With the aim to illustrate the application of the “fundamental solutions” method to thermomechanical analysis, the following problem was investigated. A partial cool down process is considered—the temperature of the strand is decreasing from the cryostat temperature 80 K [25] down to the operating temperature of the Nb₃Sn superconductor 4.2 K [18]. Obviously, the strand is never used alone, but always as a part of a superconducting cable obtained with a twisting procedure to avoid eddy currents. To simulate the situation when a strand is in contact with three other strands, the strand is subjected to a distributed pressure at three regions—Fig. 4. The pressure is applied according to Hertz distribution:

$$P\left(s\right)={P}_{max}\sqrt{1-\frac{{s}^{2}}{{a}^{2}}},$$

where s is a local coordinate for each “contact” area, with the origin at its centre, and a defines the size of the area (Fig. 4). In the considered numerical example, \({P}_{max}\) was taken 200 MPa. In real conditions, due to the complex multiscale twisting of strands inside the cable, contact areas are usually located in a non-symmetrical way [26], but they are supposed to be symmetric within the problem under consideration with the goal to have a self-balanced system.

Fig. 4

A schematic of the application of pressure that imitates contact interaction with three other strands

Material properties of individual components of the strand were assumed according to [22]. The problem was treated under plane strain assumption, which corresponds to the situation when the strand is straight and its ends are fixed. This is another assumption that is to some extent violated in reality, but radii of curvature of real strands in the cable are very large in comparison to its dimensions in a cross section [26], so we can consider that assumption as a reasonable approximation.
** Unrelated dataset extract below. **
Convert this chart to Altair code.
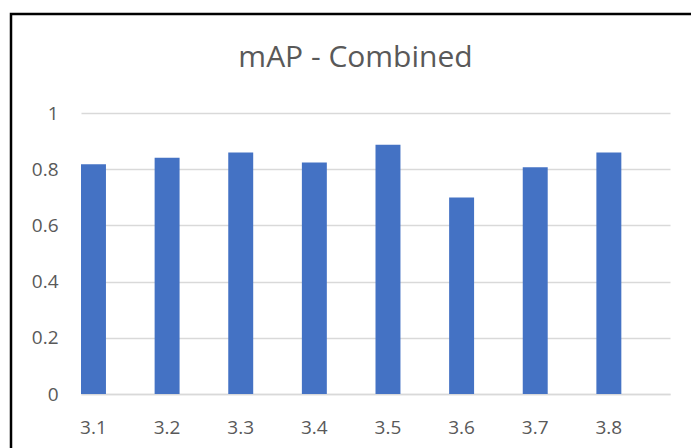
import altair as alt
import pandas as pd

# Model versions and their combined mAP scores
versions = ["3.1", "3.2", "3.3", "3.4", "3.5", "3.6", "3.7", "3.8"]
map_scores = [0.818, 0.841, 0.859, 0.824, 0.887, 0.699, 0.807, 0.859]

df = pd.DataFrame({"version": versions, "mAP": map_scores})

FONT = "Open Sans"
TEXT_GREY = "#595959"
GRID_GREY = "#D9D9D9"
BAR_BLUE = "#4472C4"

bars = alt.Chart(df).mark_bar(color=BAR_BLUE).encode(
    x=alt.X(
        "version:N",
        sort=versions,
        title=None,
        scale=alt.Scale(paddingInner=0.661, paddingOuter=0.3305, align=0),
        axis=alt.Axis(
            labelAngle=0,
            ticks=False,
            tickSize=0,
            grid=False,
            domain=True,
            domainColor=GRID_GREY,
            domainWidth=1.5,
            labelPadding=24,
            labelFontSize=19,
            labelColor=TEXT_GREY,
            labelFont=FONT,
        ),
    ),
    y=alt.Y(
        "mAP:Q",
        title=None,
        scale=alt.Scale(domain=[0, 1], nice=False),
        axis=alt.Axis(
            values=[0, 0.2, 0.4, 0.6, 0.8, 1],
            format="~g",
            ticks=False,
            tickSize=0,
            domain=False,
            grid=True,
            gridColor=GRID_GREY,
            gridWidth=1.5,
            labelPadding=23,
            labelFontSize=19,
            labelColor=TEXT_GREY,
            labelFont=FONT,
        ),
    ),
)

# Outer chart-area frame
frame = alt.Chart(alt.Data(values=[{"f": 1}])).mark_rect(
    fill="transparent", stroke="black", strokeWidth=2.5, clip=False
).encode(
    x=alt.value(-70),
    x2=alt.value(720),
    y=alt.value(-99),
    y2=alt.value(400),
)

# Chart title drawn as a text layer centred on the chart area
title = alt.Chart(alt.Data(values=[{"t": "mAP - Combined"}])).mark_text(
    font=FONT,
    fontSize=30,
    color=TEXT_GREY,
    align="center",
    baseline="alphabetic",
).encode(
    text="t:N",
    x=alt.value(274.5),
    y=alt.value(-46),
)

chart = alt.layer(frame, bars, title).properties(
    width=589,
    height=281,
    background="white",
    autosize=alt.AutoSizeParams(type="none"),
    padding={"left": 81, "top": 113, "right": 21, "bottom": 54},
).configure_view(strokeWidth=0, stroke="transparent")

chart.save("out.html", embed_options={"renderer": "svg", "actions": False})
The key benefit of the plane strain assumption is the possibility to solve the same problem with a reference model where the entire composite structure is reproduced. This model, developed for testing the accuracy of the recovering method, is presented in Fig. 5. The model includes 4675 Nb₃Sn filaments, consists of ~ 450,000 s-order elements and has ~ 2,680,000 degrees of freedom. We will refer to the solution obtained with this model as the “reference solution” while the solution obtained for a model in which the whole composite area was represented with a homogenous material with effective characteristics, will be referred to as the homogenised solution.

Fig. 5

Finite element model for obtaining the reference solution

The distribution of von Mises stresses in the cross section of the strand is presented in Fig. 6 for the reference solution. The stress field is due to both the mechanical loading and the cool down process.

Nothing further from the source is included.